# [Task statement]
Starting with the first line of the listing, quote each line exactly until and including the one with "const dKth = 21.95;", leaving pictures out.

# [Supplied material]
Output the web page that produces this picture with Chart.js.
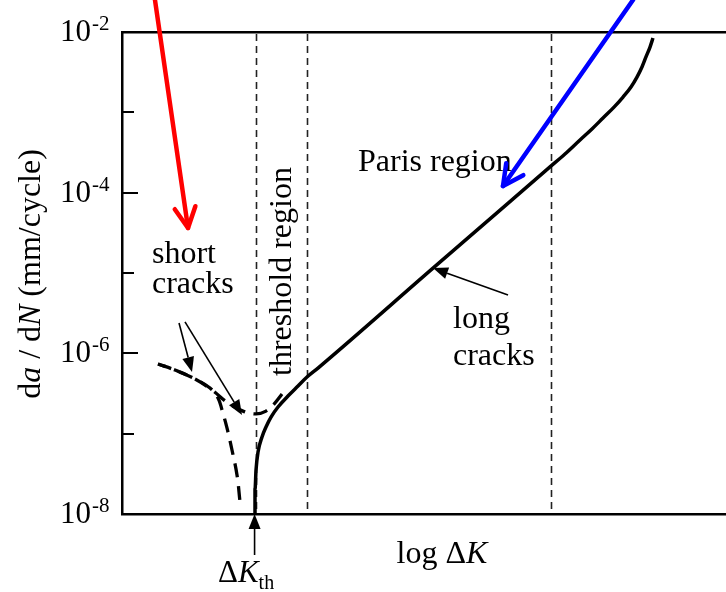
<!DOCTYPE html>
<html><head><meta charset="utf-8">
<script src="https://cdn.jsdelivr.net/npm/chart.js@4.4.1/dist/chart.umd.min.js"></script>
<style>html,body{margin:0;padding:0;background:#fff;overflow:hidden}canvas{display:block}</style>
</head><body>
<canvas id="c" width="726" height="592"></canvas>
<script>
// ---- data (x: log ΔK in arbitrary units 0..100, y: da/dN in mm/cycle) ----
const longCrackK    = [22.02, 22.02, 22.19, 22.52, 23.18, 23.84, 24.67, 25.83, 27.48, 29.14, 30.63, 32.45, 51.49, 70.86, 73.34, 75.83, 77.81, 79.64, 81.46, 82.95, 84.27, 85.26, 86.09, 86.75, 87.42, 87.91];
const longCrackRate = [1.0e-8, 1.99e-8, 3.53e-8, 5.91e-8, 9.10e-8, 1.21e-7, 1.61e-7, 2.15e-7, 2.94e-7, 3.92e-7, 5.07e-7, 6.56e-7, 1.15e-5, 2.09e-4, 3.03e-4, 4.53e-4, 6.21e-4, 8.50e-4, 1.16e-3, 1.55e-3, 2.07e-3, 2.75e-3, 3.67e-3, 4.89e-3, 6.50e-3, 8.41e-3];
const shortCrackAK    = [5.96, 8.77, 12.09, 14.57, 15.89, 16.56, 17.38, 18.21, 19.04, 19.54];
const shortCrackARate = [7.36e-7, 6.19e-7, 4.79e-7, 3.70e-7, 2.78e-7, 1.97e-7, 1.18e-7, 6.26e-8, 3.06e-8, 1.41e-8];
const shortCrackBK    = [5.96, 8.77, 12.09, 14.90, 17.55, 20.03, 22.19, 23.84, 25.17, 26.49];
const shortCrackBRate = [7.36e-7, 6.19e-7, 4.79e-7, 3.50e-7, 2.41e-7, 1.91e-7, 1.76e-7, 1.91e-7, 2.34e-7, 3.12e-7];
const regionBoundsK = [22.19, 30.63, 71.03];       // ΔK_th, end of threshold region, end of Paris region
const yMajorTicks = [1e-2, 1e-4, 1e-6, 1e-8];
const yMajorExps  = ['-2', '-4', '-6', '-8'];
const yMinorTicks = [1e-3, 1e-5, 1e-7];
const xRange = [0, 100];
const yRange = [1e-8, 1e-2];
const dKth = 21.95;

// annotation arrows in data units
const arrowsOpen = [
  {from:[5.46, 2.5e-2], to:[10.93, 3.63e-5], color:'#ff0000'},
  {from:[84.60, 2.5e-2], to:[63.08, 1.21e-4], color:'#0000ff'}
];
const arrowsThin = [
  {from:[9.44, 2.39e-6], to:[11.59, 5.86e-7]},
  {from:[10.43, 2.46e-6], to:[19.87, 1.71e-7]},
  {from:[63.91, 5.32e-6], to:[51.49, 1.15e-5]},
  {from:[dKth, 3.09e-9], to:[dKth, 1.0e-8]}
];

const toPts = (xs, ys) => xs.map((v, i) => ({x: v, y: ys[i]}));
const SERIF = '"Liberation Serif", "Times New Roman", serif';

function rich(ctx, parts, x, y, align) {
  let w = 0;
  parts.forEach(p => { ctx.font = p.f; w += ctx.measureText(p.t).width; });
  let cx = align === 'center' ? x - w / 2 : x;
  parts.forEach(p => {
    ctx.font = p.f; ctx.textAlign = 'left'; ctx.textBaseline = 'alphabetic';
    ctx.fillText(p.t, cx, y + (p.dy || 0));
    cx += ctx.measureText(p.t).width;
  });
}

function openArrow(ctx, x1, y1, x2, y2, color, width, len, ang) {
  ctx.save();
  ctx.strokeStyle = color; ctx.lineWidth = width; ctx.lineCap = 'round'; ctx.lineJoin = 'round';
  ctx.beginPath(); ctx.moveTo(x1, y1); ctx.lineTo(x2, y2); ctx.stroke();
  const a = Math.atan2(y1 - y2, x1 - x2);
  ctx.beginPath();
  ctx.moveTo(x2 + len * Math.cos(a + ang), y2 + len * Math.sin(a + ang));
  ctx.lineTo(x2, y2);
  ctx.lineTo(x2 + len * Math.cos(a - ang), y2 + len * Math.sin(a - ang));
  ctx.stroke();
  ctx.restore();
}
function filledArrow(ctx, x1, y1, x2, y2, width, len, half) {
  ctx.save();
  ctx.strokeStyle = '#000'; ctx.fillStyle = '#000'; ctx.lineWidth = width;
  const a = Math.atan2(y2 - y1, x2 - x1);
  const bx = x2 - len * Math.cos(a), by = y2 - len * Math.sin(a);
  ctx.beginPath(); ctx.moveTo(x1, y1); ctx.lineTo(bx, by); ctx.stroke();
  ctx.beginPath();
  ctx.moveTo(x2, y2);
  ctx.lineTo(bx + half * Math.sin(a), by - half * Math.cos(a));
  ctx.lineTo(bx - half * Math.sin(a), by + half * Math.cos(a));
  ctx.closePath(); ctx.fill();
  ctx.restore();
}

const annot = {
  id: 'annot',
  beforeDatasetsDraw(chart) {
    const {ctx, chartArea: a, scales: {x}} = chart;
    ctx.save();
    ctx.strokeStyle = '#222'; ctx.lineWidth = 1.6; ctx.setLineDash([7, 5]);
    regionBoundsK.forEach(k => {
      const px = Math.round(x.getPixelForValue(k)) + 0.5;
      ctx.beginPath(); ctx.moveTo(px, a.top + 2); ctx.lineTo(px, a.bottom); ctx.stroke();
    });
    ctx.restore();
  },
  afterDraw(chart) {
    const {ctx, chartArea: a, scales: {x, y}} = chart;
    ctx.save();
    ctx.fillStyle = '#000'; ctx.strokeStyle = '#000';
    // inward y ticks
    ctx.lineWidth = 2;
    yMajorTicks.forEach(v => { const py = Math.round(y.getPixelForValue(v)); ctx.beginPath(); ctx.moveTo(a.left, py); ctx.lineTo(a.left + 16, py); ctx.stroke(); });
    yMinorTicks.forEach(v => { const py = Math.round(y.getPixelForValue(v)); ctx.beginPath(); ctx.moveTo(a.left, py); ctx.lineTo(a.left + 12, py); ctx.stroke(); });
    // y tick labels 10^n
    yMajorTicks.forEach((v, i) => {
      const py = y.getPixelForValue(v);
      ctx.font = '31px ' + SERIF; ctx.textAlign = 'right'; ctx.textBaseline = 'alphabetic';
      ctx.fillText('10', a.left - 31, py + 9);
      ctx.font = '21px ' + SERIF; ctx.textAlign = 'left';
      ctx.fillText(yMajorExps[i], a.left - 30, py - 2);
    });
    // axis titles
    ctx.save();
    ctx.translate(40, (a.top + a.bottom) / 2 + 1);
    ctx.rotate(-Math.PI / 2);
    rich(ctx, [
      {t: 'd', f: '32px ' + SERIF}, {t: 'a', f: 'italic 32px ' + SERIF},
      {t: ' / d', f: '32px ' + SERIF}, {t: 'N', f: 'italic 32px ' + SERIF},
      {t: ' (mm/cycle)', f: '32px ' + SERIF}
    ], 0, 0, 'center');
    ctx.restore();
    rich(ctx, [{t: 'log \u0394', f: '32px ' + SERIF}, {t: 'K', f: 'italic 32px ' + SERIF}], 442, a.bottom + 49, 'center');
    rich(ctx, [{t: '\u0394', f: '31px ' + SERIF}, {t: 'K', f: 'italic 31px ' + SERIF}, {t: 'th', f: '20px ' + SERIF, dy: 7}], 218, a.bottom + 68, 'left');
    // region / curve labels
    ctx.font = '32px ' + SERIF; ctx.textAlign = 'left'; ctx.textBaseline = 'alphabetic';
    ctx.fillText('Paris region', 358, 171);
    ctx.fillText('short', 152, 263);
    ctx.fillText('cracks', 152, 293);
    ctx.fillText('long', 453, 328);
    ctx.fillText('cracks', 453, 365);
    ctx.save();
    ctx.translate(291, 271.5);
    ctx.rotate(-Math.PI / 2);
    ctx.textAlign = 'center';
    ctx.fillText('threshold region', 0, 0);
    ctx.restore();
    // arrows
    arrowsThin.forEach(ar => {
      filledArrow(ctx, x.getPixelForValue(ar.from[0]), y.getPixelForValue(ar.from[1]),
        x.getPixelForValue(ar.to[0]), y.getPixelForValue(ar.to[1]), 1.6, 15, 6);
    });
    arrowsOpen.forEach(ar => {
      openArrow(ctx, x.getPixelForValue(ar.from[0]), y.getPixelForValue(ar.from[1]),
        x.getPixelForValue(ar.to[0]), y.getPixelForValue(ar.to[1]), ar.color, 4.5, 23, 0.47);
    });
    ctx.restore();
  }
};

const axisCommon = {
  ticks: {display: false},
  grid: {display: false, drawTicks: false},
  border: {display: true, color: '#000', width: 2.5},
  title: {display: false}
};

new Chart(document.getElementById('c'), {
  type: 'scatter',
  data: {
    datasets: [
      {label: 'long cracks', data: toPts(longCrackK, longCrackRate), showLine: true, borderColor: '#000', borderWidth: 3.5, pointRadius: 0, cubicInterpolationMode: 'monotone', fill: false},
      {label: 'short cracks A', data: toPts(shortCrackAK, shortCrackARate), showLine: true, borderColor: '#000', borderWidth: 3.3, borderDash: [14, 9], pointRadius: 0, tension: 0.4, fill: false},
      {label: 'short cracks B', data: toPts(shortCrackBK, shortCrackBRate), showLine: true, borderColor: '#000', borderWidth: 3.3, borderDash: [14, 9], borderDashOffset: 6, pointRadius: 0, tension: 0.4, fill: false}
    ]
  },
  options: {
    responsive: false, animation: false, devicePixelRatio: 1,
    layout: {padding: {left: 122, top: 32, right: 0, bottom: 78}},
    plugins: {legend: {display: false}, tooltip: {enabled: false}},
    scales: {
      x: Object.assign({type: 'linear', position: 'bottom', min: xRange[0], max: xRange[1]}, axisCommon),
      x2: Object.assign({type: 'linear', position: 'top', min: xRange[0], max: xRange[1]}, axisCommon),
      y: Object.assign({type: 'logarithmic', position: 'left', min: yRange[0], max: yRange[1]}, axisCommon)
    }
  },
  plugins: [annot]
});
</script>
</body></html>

# [In response]
Output the web page that produces this picture with Chart.js.
<!DOCTYPE html>
<html><head><meta charset="utf-8">
<script src="https://cdn.jsdelivr.net/npm/chart.js@4.4.1/dist/chart.umd.min.js"></script>
<style>html,body{margin:0;padding:0;background:#fff;overflow:hidden}canvas{display:block}</style>
</head><body>
<canvas id="c" width="726" height="592"></canvas>
<script>
// ---- data (x: log ΔK in arbitrary units 0..100, y: da/dN in mm/cycle) ----
const longCrackK    = [22.02, 22.02, 22.19, 22.52, 23.18, 23.84, 24.67, 25.83, 27.48, 29.14, 30.63, 32.45, 51.49, 70.86, 73.34, 75.83, 77.81, 79.64, 81.46, 82.95, 84.27, 85.26, 86.09, 86.75, 87.42, 87.91];
const longCrackRate = [1.0e-8, 1.99e-8, 3.53e-8, 5.91e-8, 9.10e-8, 1.21e-7, 1.61e-7, 2.15e-7, 2.94e-7, 3.92e-7, 5.07e-7, 6.56e-7, 1.15e-5, 2.09e-4, 3.03e-4, 4.53e-4, 6.21e-4, 8.50e-4, 1.16e-3, 1.55e-3, 2.07e-3, 2.75e-3, 3.67e-3, 4.89e-3, 6.50e-3, 8.41e-3];
const shortCrackAK    = [5.96, 8.77, 12.09, 14.57, 15.89, 16.56, 17.38, 18.21, 19.04, 19.54];
const shortCrackARate = [7.36e-7, 6.19e-7, 4.79e-7, 3.70e-7, 2.78e-7, 1.97e-7, 1.18e-7, 6.26e-8, 3.06e-8, 1.41e-8];
const shortCrackBK    = [5.96, 8.77, 12.09, 14.90, 17.55, 20.03, 22.19, 23.84, 25.17, 26.49];
const shortCrackBRate = [7.36e-7, 6.19e-7, 4.79e-7, 3.50e-7, 2.41e-7, 1.91e-7, 1.76e-7, 1.91e-7, 2.34e-7, 3.12e-7];
const regionBoundsK = [22.19, 30.63, 71.03];       // ΔK_th, end of threshold region, end of Paris region
const yMajorTicks = [1e-2, 1e-4, 1e-6, 1e-8];
const yMajorExps  = ['-2', '-4', '-6', '-8'];
const yMinorTicks = [1e-3, 1e-5, 1e-7];
const xRange = [0, 100];
const yRange = [1e-8, 1e-2];
const dKth = 21.95;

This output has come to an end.